**Given problem**
Every line of the material is to be quoted verbatim, minus the pictures.

**Given material**

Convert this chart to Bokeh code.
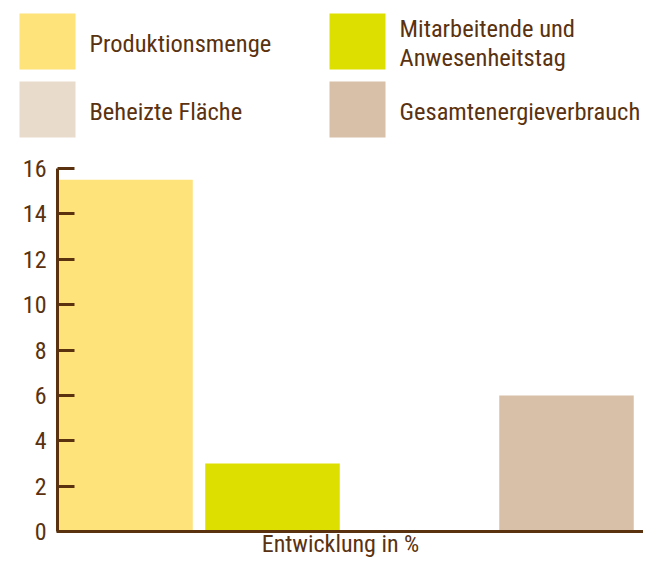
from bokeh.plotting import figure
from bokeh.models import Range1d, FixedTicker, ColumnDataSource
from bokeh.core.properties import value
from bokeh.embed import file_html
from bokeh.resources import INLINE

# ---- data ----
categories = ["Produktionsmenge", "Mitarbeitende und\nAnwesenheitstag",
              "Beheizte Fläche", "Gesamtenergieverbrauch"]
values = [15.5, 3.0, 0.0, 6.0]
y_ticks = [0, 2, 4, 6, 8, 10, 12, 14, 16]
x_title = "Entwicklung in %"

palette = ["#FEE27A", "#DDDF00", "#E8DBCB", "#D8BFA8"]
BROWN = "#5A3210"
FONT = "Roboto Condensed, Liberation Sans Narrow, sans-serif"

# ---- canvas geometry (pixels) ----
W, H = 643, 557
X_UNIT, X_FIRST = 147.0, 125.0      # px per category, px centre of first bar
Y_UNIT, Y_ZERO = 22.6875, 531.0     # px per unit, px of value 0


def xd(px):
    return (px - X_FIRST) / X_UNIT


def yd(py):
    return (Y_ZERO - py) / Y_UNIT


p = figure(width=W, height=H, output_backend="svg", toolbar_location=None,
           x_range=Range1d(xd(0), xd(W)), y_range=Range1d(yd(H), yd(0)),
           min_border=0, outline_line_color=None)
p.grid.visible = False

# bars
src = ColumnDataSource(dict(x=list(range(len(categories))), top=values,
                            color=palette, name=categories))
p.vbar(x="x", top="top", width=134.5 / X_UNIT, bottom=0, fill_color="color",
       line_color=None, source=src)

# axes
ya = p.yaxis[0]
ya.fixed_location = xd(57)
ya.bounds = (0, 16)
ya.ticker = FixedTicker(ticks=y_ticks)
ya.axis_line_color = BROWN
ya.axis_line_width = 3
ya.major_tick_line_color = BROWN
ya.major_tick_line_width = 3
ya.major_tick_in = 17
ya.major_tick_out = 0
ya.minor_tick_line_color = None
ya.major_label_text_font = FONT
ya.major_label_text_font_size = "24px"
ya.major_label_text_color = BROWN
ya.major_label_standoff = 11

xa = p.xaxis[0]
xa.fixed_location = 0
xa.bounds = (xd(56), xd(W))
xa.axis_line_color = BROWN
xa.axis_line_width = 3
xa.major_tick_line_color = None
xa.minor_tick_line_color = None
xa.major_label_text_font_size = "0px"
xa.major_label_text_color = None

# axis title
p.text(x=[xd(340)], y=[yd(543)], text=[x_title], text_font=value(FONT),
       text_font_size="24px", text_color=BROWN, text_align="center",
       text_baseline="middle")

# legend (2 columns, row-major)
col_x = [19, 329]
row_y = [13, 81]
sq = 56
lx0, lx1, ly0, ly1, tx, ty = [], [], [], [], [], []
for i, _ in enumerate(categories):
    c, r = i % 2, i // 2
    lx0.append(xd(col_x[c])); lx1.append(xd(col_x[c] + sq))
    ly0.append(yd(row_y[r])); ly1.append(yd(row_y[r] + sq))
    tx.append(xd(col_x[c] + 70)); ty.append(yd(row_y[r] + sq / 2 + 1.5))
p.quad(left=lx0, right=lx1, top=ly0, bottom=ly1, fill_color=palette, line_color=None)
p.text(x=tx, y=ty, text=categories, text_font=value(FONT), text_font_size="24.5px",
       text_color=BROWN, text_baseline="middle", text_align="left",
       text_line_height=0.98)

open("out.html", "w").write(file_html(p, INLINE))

**The answer**
Convert this chart to Bokeh code.
from bokeh.plotting import figure
from bokeh.models import Range1d, FixedTicker, ColumnDataSource
from bokeh.core.properties import value
from bokeh.embed import file_html
from bokeh.resources import INLINE

# ---- data ----
categories = ["Produktionsmenge", "Mitarbeitende und\nAnwesenheitstag",
              "Beheizte Fläche", "Gesamtenergieverbrauch"]
values = [15.5, 3.0, 0.0, 6.0]
y_ticks = [0, 2, 4, 6, 8, 10, 12, 14, 16]
x_title = "Entwicklung in %"

palette = ["#FEE27A", "#DDDF00", "#E8DBCB", "#D8BFA8"]
BROWN = "#5A3210"
FONT = "Roboto Condensed, Liberation Sans Narrow, sans-serif"

# ---- canvas geometry (pixels) ----
W, H = 643, 557
X_UNIT, X_FIRST = 147.0, 125.0      # px per category, px centre of first bar
Y_UNIT, Y_ZERO = 22.6875, 531.0     # px per unit, px of value 0


def xd(px):
    return (px - X_FIRST) / X_UNIT


def yd(py):
    return (Y_ZERO - py) / Y_UNIT


p = figure(width=W, height=H, output_backend="svg", toolbar_location=None,
           x_range=Range1d(xd(0), xd(W)), y_range=Range1d(yd(H), yd(0)),
           min_border=0, outline_line_color=None)
p.grid.visible = False

# bars
src = ColumnDataSource(dict(x=list(range(len(categories))), top=values,
                            color=palette, name=categories))
p.vbar(x="x", top="top", width=134.5 / X_UNIT, bottom=0, fill_color="color",
       line_color=None, source=src)

# axes
ya = p.yaxis[0]
ya.fixed_location = xd(57)
ya.bounds = (0, 16)
ya.ticker = FixedTicker(ticks=y_ticks)
ya.axis_line_color = BROWN
ya.axis_line_width = 3
ya.major_tick_line_color = BROWN
ya.major_tick_line_width = 3
ya.major_tick_in = 17
ya.major_tick_out = 0
ya.minor_tick_line_color = None
ya.major_label_text_font = FONT
ya.major_label_text_font_size = "24px"
ya.major_label_text_color = BROWN
ya.major_label_standoff = 11

xa = p.xaxis[0]
xa.fixed_location = 0
xa.bounds = (xd(56), xd(W))
xa.axis_line_color = BROWN
xa.axis_line_width = 3
xa.major_tick_line_color = None
xa.minor_tick_line_color = None
xa.major_label_text_font_size = "0px"
xa.major_label_text_color = None

# axis title
p.text(x=[xd(340)], y=[yd(543)], text=[x_title], text_font=value(FONT),
       text_font_size="24px", text_color=BROWN, text_align="center",
       text_baseline="middle")

# legend (2 columns, row-major)
col_x = [19, 329]
row_y = [13, 81]
sq = 56
lx0, lx1, ly0, ly1, tx, ty = [], [], [], [], [], []
for i, _ in enumerate(categories):
    c, r = i % 2, i // 2
    lx0.append(xd(col_x[c])); lx1.append(xd(col_x[c] + sq))
    ly0.append(yd(row_y[r])); ly1.append(yd(row_y[r] + sq))
    tx.append(xd(col_x[c] + 70)); ty.append(yd(row_y[r] + sq / 2 + 1.5))
p.quad(left=lx0, right=lx1, top=ly0, bottom=ly1, fill_color=palette, line_color=None)
p.text(x=tx, y=ty, text=categories, text_font=value(FONT), text_font_size="24.5px",
       text_color=BROWN, text_baseline="middle", text_align="left",
       text_line_height=0.98)

open("out.html", "w").write(file_html(p, INLINE))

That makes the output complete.